Opening the conference, Pastor Zerihun Degu, General Secretary of the Inter-Religious Council of Ethiopia, noted that Faith-based organizations are making significant contributions to development in Ethiopia. He said "Faith-Based Organizations are playing a crucial role in addressing such development issues as maternal health, harmful traditional practices, and HIV/AIDS." But he conceded that despite their engagements there are still unmet needs and gaps the country is facing in addressing the issues.

Faith and religion play a vital role in the lives and cultures of most people as they identify themselves as members of a religious or spiritual community. Religious values and practices are often deeply entwined in the fabric of daily lives, and religious leaders and religious communities play a powerful role in shaping attitudes, opinions and behavior.

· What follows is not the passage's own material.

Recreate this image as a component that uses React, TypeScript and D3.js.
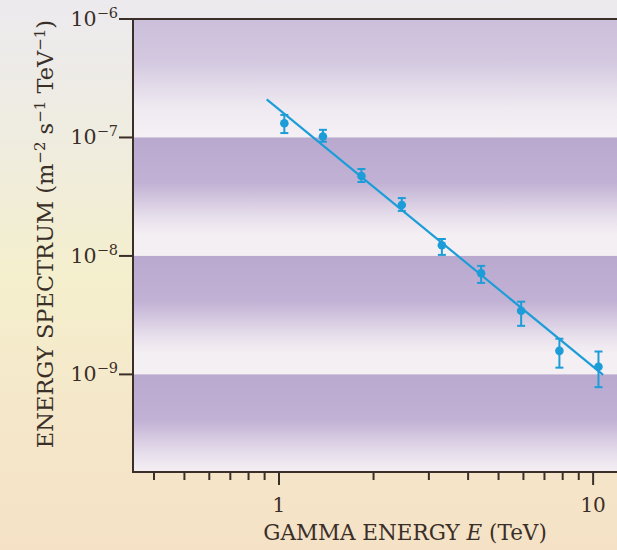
import React from "react";
import * as d3 from "d3";

// ---- data ----
const energyTeV = [1.04, 1.38, 1.83, 2.46, 3.3, 4.4, 5.9, 7.81, 10.4];
const flux = [1.32e-7, 1.02e-7, 4.73e-8, 2.69e-8, 1.23e-8, 7.14e-9, 3.44e-9, 1.58e-9, 1.16e-9];
const fluxHigh = [1.55e-7, 1.16e-7, 5.42e-8, 3.08e-8, 1.39e-8, 8.24e-9, 4.11e-9, 2.0e-9, 1.56e-9];
const fluxLow = [1.09e-7, 9.2e-8, 4.21e-8, 2.4e-8, 1.02e-8, 5.92e-9, 2.57e-9, 1.14e-9, 7.8e-10];
const fitEnergy = [0.914, 10.76];
const fitFlux = [2.1e-7, 9.9e-10];
const xMajorTicks = [1, 10];
const xMinorTicks = [0.4, 0.5, 0.6, 0.7, 0.8, 0.9, 2, 3, 4, 5, 6, 7, 8, 9];
const yTickExponents = [-6, -7, -8, -9];
const bandDecades = [-6, -7, -8, -9];

const W = 617;
const H = 550;
const L = 133;
const R = 618;
const T = 19;
const B = 472;

const FONT = "'DejaVu Serif', 'Liberation Serif', serif";
const INK = "#3a2f28";
const BLUE = "#1c9dd8";

export default function App() {
  const x = d3.scaleLog().domain([0.343, 12]).range([L, R]);
  const y = d3.scaleLog().domain([1e-6, 1.5e-10]).range([T, B]);
  const line = d3
    .line<number>()
    .x((_, i) => x(fitEnergy[i]))
    .y((d) => y(d));

  return (
    <svg
      width={W}
      height={H}
      style={{ position: "absolute", left: 0, top: 0 }}
      fontFamily={FONT}
    >
      <defs>
        <linearGradient id="paper" x1="0" y1="0" x2="0" y2="1">
          <stop offset="0" stopColor="#eceaee" />
          <stop offset="0.25" stopColor="#efece0" />
          <stop offset="0.5" stopColor="#f4efcd" />
          <stop offset="0.8" stopColor="#f5e6c9" />
          <stop offset="1" stopColor="#f5e2c6" />
        </linearGradient>
        <linearGradient id="band" x1="0" y1="0" x2="0" y2="1">
          <stop offset="0" stopColor="#baa9cf" />
          <stop offset="0.38" stopColor="#c1b1d4" />
          <stop offset="0.68" stopColor="#e8e0ec" />
          <stop offset="0.82" stopColor="#f4eff3" />
          <stop offset="1" stopColor="#f4eff3" />
        </linearGradient>
        <linearGradient id="bandTop" x1="0" y1="0" x2="0" y2="1">
          <stop offset="0" stopColor="#cbbfdb" />
          <stop offset="0.35" stopColor="#d3c8df" />
          <stop offset="0.75" stopColor="#efeaf1" />
          <stop offset="1" stopColor="#f4f0f4" />
        </linearGradient>
        <clipPath id="plotClip">
          <rect x={L} y={T} width={R - L} height={B - T} />
        </clipPath>
      </defs>

      <rect x={0} y={0} width={W} height={H} fill="url(#paper)" />

      <g clipPath="url(#plotClip)">
        <rect x={L} y={T} width={R - L} height={B - T} fill="#f4eff3" />
        {bandDecades.map((e) => {
          const y0 = y(Math.pow(10, e));
          const y1 = y(Math.pow(10, e - 1));
          return (
            <rect
              key={e}
              x={L}
              y={y0}
              width={R - L}
              height={y1 - y0}
              fill={e === -6 ? "url(#bandTop)" : "url(#band)"}
            />
          );
        })}
        <path
          d={line(fitFlux) || ""}
          fill="none"
          stroke={BLUE}
          strokeWidth={2.2}
        />
        {energyTeV.map((e, i) => {
          const cx = x(e);
          const yh = y(fluxHigh[i]);
          const yl = y(fluxLow[i]);
          return (
            <g key={i} stroke={BLUE} strokeWidth={2}>
              <line x1={cx} x2={cx} y1={yh} y2={yl} />
              <line x1={cx - 4} x2={cx + 4} y1={yh} y2={yh} />
              <line x1={cx - 4} x2={cx + 4} y1={yl} y2={yl} />
              <circle cx={cx} cy={y(flux[i])} r={4.3} fill={BLUE} stroke="none" />
            </g>
          );
        })}
      </g>

      {/* frame */}
      <path
        d={`M${R + 5},${T} H${L} V${B} H${R + 5}`}
        fill="none"
        stroke={INK}
        strokeWidth={2}
      />

      {/* x ticks */}
      {xMinorTicks.map((t) => (
        <line key={"mn" + t} x1={x(t)} x2={x(t)} y1={B} y2={B + 8} stroke={INK} strokeWidth={2} />
      ))}
      {xMajorTicks.map((t) => (
        <g key={"mj" + t}>
          <line x1={x(t)} x2={x(t)} y1={B} y2={B + 13} stroke={INK} strokeWidth={2} />
          <text x={x(t)} y={512} textAnchor="middle" fontSize={20} fill={INK}>
            {t}
          </text>
        </g>
      ))}

      {/* y ticks */}
      {yTickExponents.map((e) => {
        const ty = y(Math.pow(10, e));
        return (
          <g key={e}>
            <line x1={L - 14} x2={L} y1={ty} y2={ty} stroke={INK} strokeWidth={2} />
            <text x={118} y={ty + 7} textAnchor="end" fontSize={20.5} fill={INK}>
              10
              <tspan fontSize={14.5} dy={-8}>
                {"\u2212" + Math.abs(e)}
              </tspan>
            </text>
          </g>
        );
      })}

      {/* axis titles */}
      <text x={405} y={540} textAnchor="middle" fontSize={21.5} fill={INK}>
        GAMMA ENERGY <tspan fontStyle="italic">E</tspan> (TeV)
      </text>
      <text
        transform={`translate(53,234) rotate(-90)`}
        textAnchor="middle"
        fontSize={22.5}
        fill={INK}
      >
        ENERGY SPECTRUM (m
        <tspan fontSize={15} dy={-8}>{"\u22122"}</tspan>
        <tspan dy={8}> s</tspan>
        <tspan fontSize={15} dy={-8}>{"\u22121"}</tspan>
        <tspan dy={8}> TeV</tspan>
        <tspan fontSize={15} dy={-8}>{"\u22121"}</tspan>
        <tspan dy={8}>)</tspan>
      </text>
    </svg>
  );
}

Faith-based organizations have a history of making a difference in people's lives in Ethiopia by delivering crucial social services. Faith-based service delivery networks continue to identify and reach out to those in need, often during the most difficult times and in the most remote areas.

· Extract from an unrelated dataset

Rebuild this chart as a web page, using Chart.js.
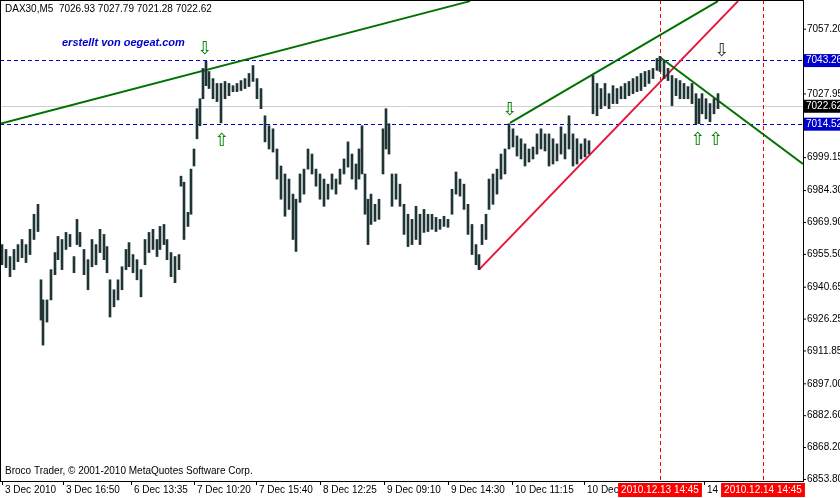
<!DOCTYPE html>
<html><head><meta charset="utf-8">
<script src="https://cdn.jsdelivr.net/npm/chart.js@4.4.1/dist/chart.umd.min.js"></script>
<style>html,body{margin:0;background:#fff}#wrap{width:840px;height:498px}</style>
</head><body><div id="wrap"><canvas id="c"></canvas></div>
<script>
// bar index (one M5 bar per pixel column), high, low
const barIdx = [2,6,10,14,18,22,26,30,34,38,41,43,47,51,55,58,62,66,70,74,77,80,84,88,92,96,100,104,107,110,114,118,122,126,129,133,137,141,145,149,153,157,160,164,167,171,175,179,181,184,188,191,194,197,200,203,206,209,213,217,221,225,229,233,237,241,245,249,253,257,261,265,269,273,277,281,285,289,293,296,300,304,308,312,316,320,324,328,332,336,340,344,348,352,356,359,362,365,368,371,375,379,383,386,389,392,396,400,404,408,412,416,420,424,428,432,436,440,444,448,452,456,460,464,468,472,476,479,482,486,489,493,497,501,505,509,513,517,521,525,529,533,537,541,545,549,553,557,561,565,569,573,577,581,585,589,593,597,601,605,609,613,617,621,625,629,633,637,641,645,649,653,657,660,664,668,672,676,680,684,688,692,696,699,702,706,710,714,718];
const highs = [6959.9,6957.7,6954.5,6957.7,6959.9,6962.2,6959.9,6966.8,6973.6,6978.1,6944.0,6934.9,6934.9,6948.6,6956.3,6963.6,6962.2,6965.4,6964.5,6954.5,6971.3,6965.4,6957.7,6953.1,6962.2,6959.9,6966.8,6964.5,6959.0,6944.0,6939.5,6944.0,6949.9,6957.7,6960.8,6955.4,6953.1,6948.6,6962.2,6965.4,6966.8,6962.2,6968.1,6969.0,6962.2,6956.3,6954.5,6955.4,6990.8,6988.1,6974.5,6994.0,7003.1,7021.3,7025.8,7039.5,7042.7,7038.1,7034.9,7032.7,7032.7,7033.6,7032.7,7031.7,7032.7,7034.0,7034.9,7037.2,7040.8,7034.9,7030.4,7018.1,7013.6,7012.2,7003.1,6995.4,6991.8,6989.5,6982.7,6980.4,6991.8,6994.0,7003.1,7000.8,6994.0,6991.8,6989.5,6987.2,6991.8,6989.5,6994.0,6998.6,7006.3,7000.8,6996.3,7003.1,7013.6,6991.8,6980.4,6982.7,6978.1,6980.4,7012.2,7021.3,7014.5,6991.8,6991.8,6987.2,6978.1,6973.6,6971.3,6977.2,6973.6,6975.8,6973.6,6973.6,6972.2,6971.3,6972.7,6971.3,6984.9,6992.7,6989.5,6987.2,6978.1,6969.0,6959.9,6955.4,6969.0,6973.6,6989.5,6991.8,6994.0,7000.8,7003.1,7014.5,7012.2,7009.0,7007.7,7005.4,7003.1,7004.0,7009.9,7012.2,7009.9,7009.9,7007.7,7005.4,7013.1,7009.9,7018.1,7009.9,7007.7,7005.4,7007.7,7006.8,7036.3,7032.7,7030.4,7032.7,7028.1,7031.7,7030.4,7031.3,7032.7,7033.6,7034.9,7035.8,7037.2,7038.1,7038.6,7039.5,7044.0,7044.9,7042.7,7039.5,7036.3,7034.9,7034.0,7032.7,7031.3,7032.7,7028.1,7025.8,7028.1,7025.8,7023.6,7025.8,7028.1];
const lows = [6950.8,6949.5,6945.4,6948.6,6952.2,6954.0,6951.8,6955.4,6962.2,6965.8,6925.8,6914.5,6924.9,6934.9,6946.3,6953.1,6948.6,6957.7,6959.0,6947.2,6959.9,6959.0,6946.3,6939.5,6949.9,6950.8,6956.3,6953.1,6947.2,6927.2,6931.8,6934.9,6939.5,6948.6,6949.9,6947.2,6944.0,6936.3,6950.8,6956.3,6957.7,6954.5,6957.7,6959.9,6953.1,6945.4,6942.7,6948.6,6986.3,6962.2,6968.1,6973.6,6995.4,7007.7,7013.6,7025.8,7031.7,7030.4,7025.8,7024.5,7014.9,7025.8,7027.2,7029.0,7029.0,7029.5,7030.4,7031.3,7033.6,7025.8,7021.3,7006.3,7003.1,7001.7,6989.5,6980.4,6972.7,6975.8,6962.2,6956.8,6979.0,6982.7,6994.0,6991.8,6986.3,6980.4,6977.2,6980.4,6984.9,6982.7,6987.2,6991.8,6994.9,6989.5,6984.9,6989.5,6991.8,6973.6,6959.9,6969.0,6970.4,6971.3,6991.8,7003.1,7000.8,6977.2,6980.4,6977.2,6964.5,6959.0,6959.9,6962.2,6959.9,6965.4,6965.8,6966.8,6965.8,6966.8,6968.1,6967.7,6973.6,6982.7,6981.8,6975.8,6964.5,6955.4,6950.8,6948.6,6959.9,6962.2,6975.8,6978.1,6982.7,6989.5,6991.8,7003.1,7004.0,6999.9,6998.6,6995.4,6997.2,6998.6,7000.8,7003.1,7002.2,6995.4,6996.3,6997.7,7000.8,6998.6,7003.1,6995.4,6996.3,6998.6,6999.5,7000.8,7019.0,7018.1,7021.3,7022.7,7021.3,7023.6,7023.6,7025.8,7025.8,7027.2,7028.1,7029.0,7029.5,7031.3,7032.7,7034.9,7038.6,7038.1,7034.9,7034.0,7022.7,7027.2,7025.8,7025.8,7025.8,7023.6,7014.5,7014.5,7019.0,7016.7,7015.4,7019.0,7021.3];

const priceTicks = [7057.20, 6999.15, 6984.30, 6969.90, 6955.50, 6940.65, 6926.25, 6911.85, 6897.00, 6882.60, 6868.20, 6853.80, 7027.95];
const timeLabels = ['3 Dec 2010','3 Dec 16:50','6 Dec 13:35','7 Dec 10:20','7 Dec 15:40','8 Dec 12:25','9 Dec 09:10','9 Dec 14:30','10 Dec 11:15','10 Dec 16','14 D'];
const timeIdx = [2,63,131,194,256,320,384,448,512,584,704];
const levelLines = [7043.26, 7014.52];
const lastPrice = 7022.62;
const markTimes = ['2010.12.13 14:45','2010.12.14 14:45'];
const markIdx = [660, 763];
const trendGreen = [[{x:0,y:7014.5},{x:470,y:7069.9}],[{x:510,y:7014.9},{x:718,y:7069.9}],[{x:659,y:7044.9},{x:803,y:6996.3}]];
const trendRed = [{x:479,y:6948.6},{x:738,y:7069.9}];
const arrowsDown = [[205,7048.0],[510,7020.5],[722,7047.0]];
const arrowsUp = [[222,7006.5],[698,7007.0],[716,7007.0]];

const F = '10px "Liberation Sans", Arial, sans-serif';
const overlay = {
  id: 'overlay',
  beforeDatasetsDraw(chart) {
    const {ctx, chartArea: a, scales: {x, y}} = chart;
    ctx.save();
    ctx.strokeStyle = '#d0d0d0'; ctx.lineWidth = 1;
    const ly = Math.round(y.getPixelForValue(lastPrice)) + 0.5;
    ctx.beginPath(); ctx.moveTo(a.left, ly); ctx.lineTo(a.right, ly); ctx.stroke();
    ctx.setLineDash([4, 3]);
    ctx.strokeStyle = '#0000cc';
    levelLines.forEach(v => { const py = Math.round(y.getPixelForValue(v)) + 0.5;
      ctx.beginPath(); ctx.moveTo(a.left, py); ctx.lineTo(a.right, py); ctx.stroke(); });
    ctx.strokeStyle = '#ff0000';
    markIdx.forEach(v => { const px = Math.round(x.getPixelForValue(v)) + 0.5;
      ctx.beginPath(); ctx.moveTo(px, a.top); ctx.lineTo(px, a.bottom); ctx.stroke(); });
    ctx.restore();
  },
  afterDraw(chart) {
    const {ctx, chartArea: a, scales: {x, y}} = chart;
    ctx.save();
    ctx.strokeStyle = '#000'; ctx.lineWidth = 1;
    ctx.strokeRect(a.left + 0.5, a.top + 0.5, a.right - a.left, a.bottom - a.top);
    ctx.font = F; ctx.textBaseline = 'middle'; ctx.fillStyle = '#000';
    priceTicks.forEach(v => { const py = y.getPixelForValue(v);
      ctx.beginPath(); ctx.moveTo(a.right, py); ctx.lineTo(a.right + 3, py); ctx.stroke();
      ctx.fillText(v.toFixed(2), a.right + 4, py); });
    const box = (v, bg) => { const py = y.getPixelForValue(v);
      ctx.fillStyle = bg; ctx.fillRect(a.right + 1, py - 6, 36, 13);
      ctx.fillStyle = '#fff'; ctx.fillText(v.toFixed(2), a.right + 3, py + 0.5); };
    levelLines.forEach(v => box(v, '#0000cc'));
    box(lastPrice, '#000');
    ctx.fillStyle = '#000'; ctx.textBaseline = 'top';
    timeLabels.forEach((t, i) => { const px = x.getPixelForValue(timeIdx[i]);
      ctx.beginPath(); ctx.moveTo(px + 0.5, a.bottom); ctx.lineTo(px + 0.5, a.bottom + 4); ctx.stroke();
      ctx.fillText(t, px + 3, a.bottom + 4); });
    markTimes.forEach((t, i) => { const px = x.getPixelForValue(markIdx[i]);
      const w = ctx.measureText(t).width + 6;
      ctx.fillStyle = '#ff0000'; ctx.fillRect(px - w / 2, a.bottom + 2, w, 14);
      ctx.fillStyle = '#fff'; ctx.fillText(t, px - w / 2 + 3, a.bottom + 4); });
    ctx.fillStyle = '#000';
    ctx.fillText('DAX30,M5  7026.93 7027.79 7021.28 7022.62', 5, 4);
    ctx.fillText('Broco Trader, \u00a9 2001-2010 MetaQuotes Software Corp.', 5, a.bottom - 15);
    ctx.font = 'italic bold 11px "Liberation Sans", Arial, sans-serif'; ctx.fillStyle = '#0000cc';
    ctx.fillText('erstellt von oegeat.com', 62, 37);
    ctx.font = '18px "DejaVu Sans", sans-serif'; ctx.textAlign = 'center'; ctx.textBaseline = 'middle';
    arrowsDown.forEach(([i, v], k) => { ctx.fillStyle = k === 2 ? '#333' : '#008000';
      ctx.fillText('\u21e9', x.getPixelForValue(i), y.getPixelForValue(v)); });
    ctx.fillStyle = '#008000';
    arrowsUp.forEach(([i, v]) => ctx.fillText('\u21e7', x.getPixelForValue(i), y.getPixelForValue(v)));
    ctx.restore();
  }
};

const line = (data, color) => ({ type: 'line', data, borderColor: color, borderWidth: 2, pointRadius: 0, clip: true });

new Chart(document.getElementById('c'), {
  type: 'bar',
  data: {
    datasets: [
      { data: barIdx.map((v, i) => ({ x: v, y: [lows[i], highs[i]] })), backgroundColor: '#1f3535', barThickness: 2, grouped: false },
      line(trendGreen[0], '#007000'),
      line(trendGreen[1], '#007000'),
      line(trendGreen[2], '#007000'),
      line(trendRed, '#e8143c')
    ]
  },
  options: {
    responsive: true, maintainAspectRatio: false, animation: false,
    layout: { padding: { left: 0, right: 37, top: 0, bottom: 17 } },
    plugins: { legend: { display: false }, tooltip: { enabled: false } },
    scales: {
      x: { type: 'linear', min: 0, max: 803, offset: false, display: false },
      y: { min: 6853.1, max: 7070.4, display: false }
    }
  },
  plugins: [overlay]
});
</script></body></html>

The two-day consultation conference was conducted with the objective of initiating dialogue with faith-based organizations on maternal health, young peoples' reproductive health and gender inequality affecting women's and young girls' health. Moreover the consultation conference will serve as a forum to map out short-, medium-, and long-term interventions to address developmental issues as outlined by the participating faith-based organizations. Thematic presentations were made on themes including maternal health, young peoples' reproductive health, HIV/AIDS, gender inequality and harmful traditional practices.

A call to action was issued at the end of the consultation conference. The conference was attended by top clerics of the different religious denominations in Ethiopia and representatives of development partners including Government, NGOs, and UN Agencies.